Inflation is Risk #4 in our series highlighting five areas of your operation at risk if you maintain the status quo. How can cloud hosting help mitigate the effects of inflation?
The “I” word
Inflation surged 7.5% in January 2022, the single biggest increase since February 1982. Costs jumped across nearly all categories — including computer equipment, one sector that has historically been untouched by inflation. For decades we saw the prices of computers and consumer electronics trend down — way down. From December 1997 to August 2015, the Consumer Price Index for personal computers and peripheral equipment declined 96%. Low prices were largely fueled by gains in manufacturing efficiency and automation, lower offshore labor costs, and improvements in semiconductor design (remember Moore?).

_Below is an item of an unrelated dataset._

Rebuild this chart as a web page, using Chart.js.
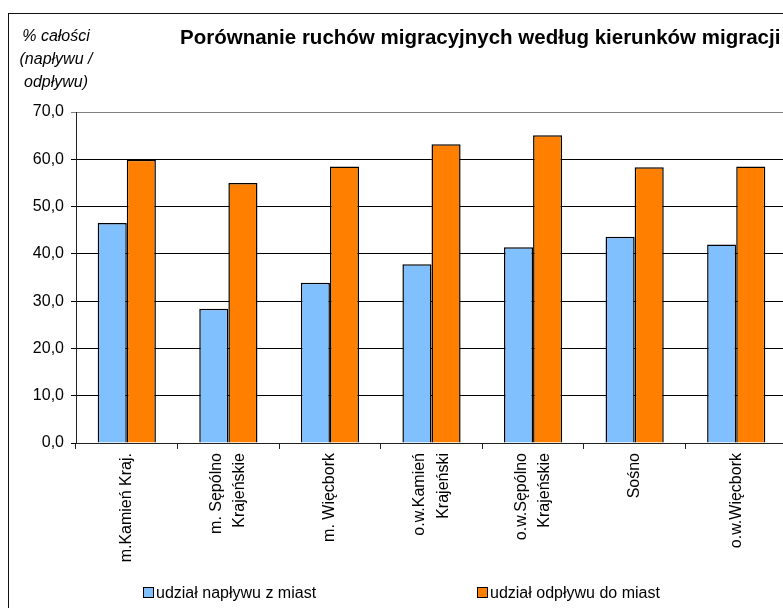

My how things can change. The average selling prices of PC are up 10% compared to a year ago. Chip prices alone are up 25% — if you can get one. And the expectation is that prices may go up by another 20% in 2022.
Server prices are following the same trend. AMD, a semiconductor manufacturer specializing in high-performance server equipment, is raising prices on data center processors by 10% to 30%, with smaller customers seeing the largest increases. And backlogs are long and getting longer. Shortages of the components used in server production are expected to last through mid-2023 at least.
Seeing that chips are the lifeblood of modern society, many pundits predict that even if inflation rates decline, the days of inexpensive technology is gone. With virtually limitless demand, there’s little incentive to drop pricing even when production rates increase.
How cloud can help
Moving to a hosted cloud model means a business needs fewer (if any) servers. Sure, they’ll still need workstations and laptops, but the big, expensive, backordered servers are now someone else’s responsibility. It might sound too simplistic to simply say that when you buy less of something, you save money, but for cloud hosting, it’s mostly true. In most cloud hosting models, you no longer need to buy servers. Instead, you’re renting space on a big, powerful server, essentially sharing the cost of the resource with other like-minded businesses.
Cloud hosting provides another tangible, cost-saving benefit for growing companies — it’s enormously scalable. If a business outgrows its in-house server, it risks downtime, performance deterioration, and even lost revenue until it can buy, install, and configure a new, more powerful server. If the same business uses a hosted cloud provider, they simply pay for additional the resources they need. No downtime. No waiting.
It seems inevitable that technology inflation is a one-way street and costs will continue to rise. A move to cloud hosting can keep business flowing both ways, future-proofing your business by ensuring the technology you rely on is always on, always secure, and always at your service.